HARRISBURG, Pa. (AP) — Democrat Katie McGinty had barely finished her victory speech celebrating a 10-point Pennsylvania primary win for the nomination to challenge Republican U.S. Sen. Pat Toomey before TV attack ads began flying in a general election contest that could tilt political control of the U.S. Senate.

Already, four TV ads — three of them are attack ads — have begun airing since Tuesday night in an effort to shape the race leading to the Nov. 8 election.

Pennsylvanians should prepare for even more mud-slinging: Tens of millions of dollars are likely to be spent to influence a campaign that is being watched nationally.

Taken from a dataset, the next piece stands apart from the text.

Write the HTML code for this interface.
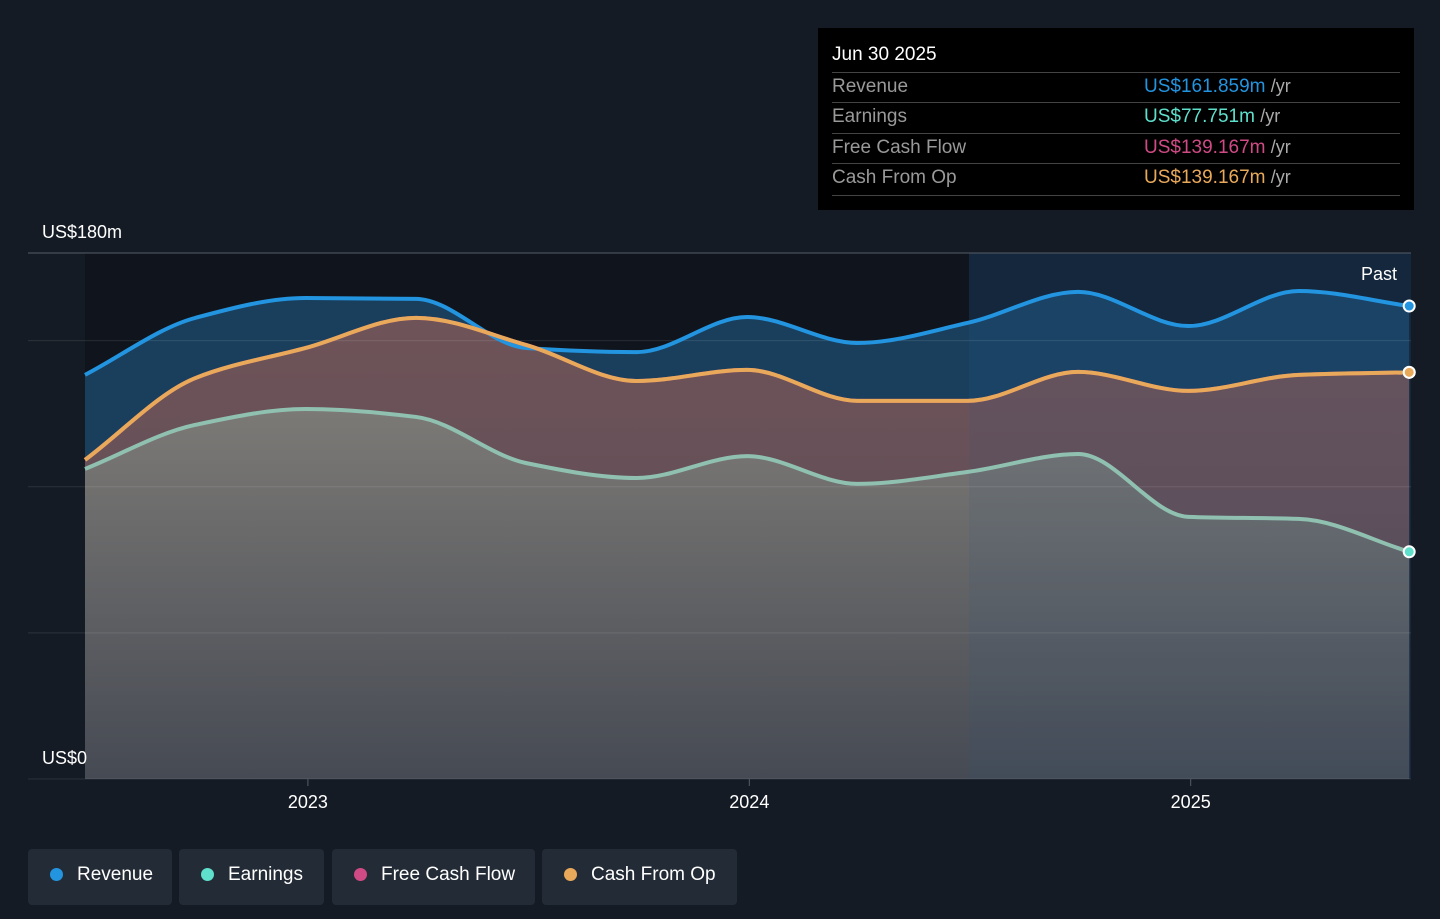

The attacks are along these themes: Toomey is a right-wing Wall Street shill who is riding shotgun with Donald Trump; and McGinty is a left-wing bureaucrat who used the government-corporate revolving door to enrich herself and is Hillary Clinton's ideological soul mate.

"Pat Toomey, he's for Wall Street, not us," says the narrator in a TV ad airing Friday by the Washington, D.C.-based American Federation of State County and Municipal Employees.

And a Toomey campaign attack ad that began airing Friday says, "Katie McGinty makes government work for her, not for us."

Beginning in 2015, Toomey's campaign, Democratic primary candidates and outside advocacy groups have already spent well over $20 million to influence the outcome of Pennsylvania's Senate race.

In her victory speech Tuesday night, McGinty tied Toomey to Trump.

A Toomey-Trump team would, she said, promote bigotry and job-outsourcing, dismantle President Barack Obama's signature health care law and "end" Social Security and Medicare.

"Now do we need the likes of Trump and Toomey setting any more of these kinds of records?" she asked the victory party crowd.

Toomey has said he voted for Texas Sen. Ted Cruz, not Trump.

"Katie McGinty may try to somehow tie me to Donald Trump, fine, she can do whatever she feels she needs to do," Toomey, told WHPT-AM radio in Philadelphia on Wednesday. "But the fact is, she is in lockstep with Hillary Clinton. She actually agrees with Hillary Clinton and the most liberal wing of the Democrats on everything."

A fiscal conservative, Toomey is ranked by the American Conservative Union as the third-most conservative Pennsylvania member of Congress and 13th among U.S. senators. A former investment banker and restaurateur, Toomey served three U.S. House terms before becoming president of the Washington, D.C.-based Club for Growth.

McGinty, who endorsed Hillary Clinton for president, has strong connections to top Democrats, having worked for Al Gore, former Gov. Ed Rendell, current Gov. Tom Wolf and the Clinton White House. This is her second campaign for public office, after finishing a distant fourth in 2014's four-way gubernatorial primary.

To win the Democratic primary, the party and its allies spent more than $4 million to help McGinty beat former U.S. Rep. Joe Sestak, who lost to Toomey in 2010.

The record of unseating an incumbent U.S. senator in Pennsylvania is short.

Since the Vietnam War ended, just two U.S. senators — Rick Santorum in 2006 and Arlen Specter in 2010 — have lost re-election in Pennsylvania. Both men ran in a party with deep misgivings about them.

Toomey, however, has strong backing from the Republican Party. He's also well-funded, having reported $9.1 million in his campaign account as of April 6. McGinty reported less than $1 million.

Beyond that, he has the support of groups that spend heavily to influence congressional races: the U.S. Chamber of Commerce is airing a pro-Toomey TV ad and the Club for Growth is airing an ad attacking McGinty.

McGinty goes into the general election cycle with at least one big advantage: Registered Democrats outnumber Republicans four-to-three. There may be another advantage: Some Republican Party officials warn that Trump as the GOP presidential nominee will have a disastrous effect on other Republican candidates, including Toomey.

It's too early to say what Trump's effect will be, said G. Terry Madonna, a pollster and public affairs professor at Franklin and Marshall College in Lancaster. But, one of Toomey's biggest fears, Madonna said, is that "he could be caught in an election cycle that reverberates against him."